Most of what we know about the three characters is drawn from what happens in the Hit Pit. The three performers are so good that they make all the boxing movie clichés it uncovers seem fresh. Their story always seems genuine and is accomplished in a relaxed pace giving it a very satisfying special flavor. The little we learn about them is handed out like nuggets of gold. We know that Frankie has an estranged daughter he writes to every week, but the letters are returned unread. There’s no mention about her mother or what might have gone wrong in the relationship. That Frankie, a Catholic and regular attender of Mass, has a confrontational relationship with a priest–questioning the rhetoric of the church and asking for counsel on his dilemmas. Frankie is also studying Gaelic and reading Yeats, evidently brushing up on his Irish heritage. We eventually meet Maggie’s horrible white trash family; but, know nothing about her sex life or how she functioned all these years, except she earns little as a waitress and has to take home leftover scraps from her patrons to survive. In turn, we learn of how Scrap lost his eye and that Frankie never forgave himself for not stopping the fight.

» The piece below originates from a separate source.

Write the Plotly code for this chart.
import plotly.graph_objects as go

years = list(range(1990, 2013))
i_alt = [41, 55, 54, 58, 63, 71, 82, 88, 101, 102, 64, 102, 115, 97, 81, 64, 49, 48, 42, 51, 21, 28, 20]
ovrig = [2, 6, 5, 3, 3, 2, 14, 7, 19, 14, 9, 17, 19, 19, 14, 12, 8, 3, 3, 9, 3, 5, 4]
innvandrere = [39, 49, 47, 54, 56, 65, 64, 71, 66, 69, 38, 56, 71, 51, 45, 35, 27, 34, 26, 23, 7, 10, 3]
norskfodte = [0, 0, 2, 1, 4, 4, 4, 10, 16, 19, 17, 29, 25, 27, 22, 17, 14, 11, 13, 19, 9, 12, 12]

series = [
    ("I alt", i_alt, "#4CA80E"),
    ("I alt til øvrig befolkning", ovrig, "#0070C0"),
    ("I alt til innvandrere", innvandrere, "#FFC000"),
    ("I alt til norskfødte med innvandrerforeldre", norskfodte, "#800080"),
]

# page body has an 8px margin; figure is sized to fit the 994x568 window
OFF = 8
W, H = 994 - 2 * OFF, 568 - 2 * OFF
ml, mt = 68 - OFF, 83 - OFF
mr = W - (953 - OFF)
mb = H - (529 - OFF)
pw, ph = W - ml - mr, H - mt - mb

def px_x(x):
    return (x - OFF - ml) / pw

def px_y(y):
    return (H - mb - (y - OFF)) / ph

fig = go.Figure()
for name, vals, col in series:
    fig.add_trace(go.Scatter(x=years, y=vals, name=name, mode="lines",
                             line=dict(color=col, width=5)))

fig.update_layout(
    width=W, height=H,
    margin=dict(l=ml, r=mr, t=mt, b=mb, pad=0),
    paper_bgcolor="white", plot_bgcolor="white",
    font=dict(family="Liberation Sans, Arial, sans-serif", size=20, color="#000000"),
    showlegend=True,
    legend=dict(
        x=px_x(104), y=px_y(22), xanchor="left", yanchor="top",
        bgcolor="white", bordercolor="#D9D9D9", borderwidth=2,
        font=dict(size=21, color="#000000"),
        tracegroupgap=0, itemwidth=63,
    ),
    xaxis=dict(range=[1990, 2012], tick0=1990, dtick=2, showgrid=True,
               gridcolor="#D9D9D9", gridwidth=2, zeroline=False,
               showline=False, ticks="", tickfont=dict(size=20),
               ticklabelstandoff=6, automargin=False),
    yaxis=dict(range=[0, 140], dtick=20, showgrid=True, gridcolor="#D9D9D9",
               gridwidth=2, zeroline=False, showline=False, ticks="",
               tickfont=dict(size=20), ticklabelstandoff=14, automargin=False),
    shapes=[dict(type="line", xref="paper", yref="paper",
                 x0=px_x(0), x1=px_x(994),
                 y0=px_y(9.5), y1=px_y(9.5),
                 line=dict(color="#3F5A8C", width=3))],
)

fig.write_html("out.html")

Everything inside the gym is grim. No apologies are made for the sport, nor is it romanticized–just that life is brutal and so is boxing, that’s just the way it is. The characters are trapped in a bleak and despairing world that doesn’t seem natural, but they can’t change it. These characters live on the periphery of society and the odds are overwhelmingly against them becoming a “somebody.” The only time they smile is over little things: a puppy dog Maggie sees in another girl’s car, Frankie finding a diner that sells real homemade lemon pie, and Scrap bemused by a retarded white boy harmlessly punching the air and dreaming of becoming a champ. It’s that kind of a film where there’s no religion, doctors, or family to help out the unfortunate, the injured, and the lonely. It leaves its mark not with a knockout blow, but with round after round of jabs that hit their mark until there’s nothing more left to save except one’s dignity.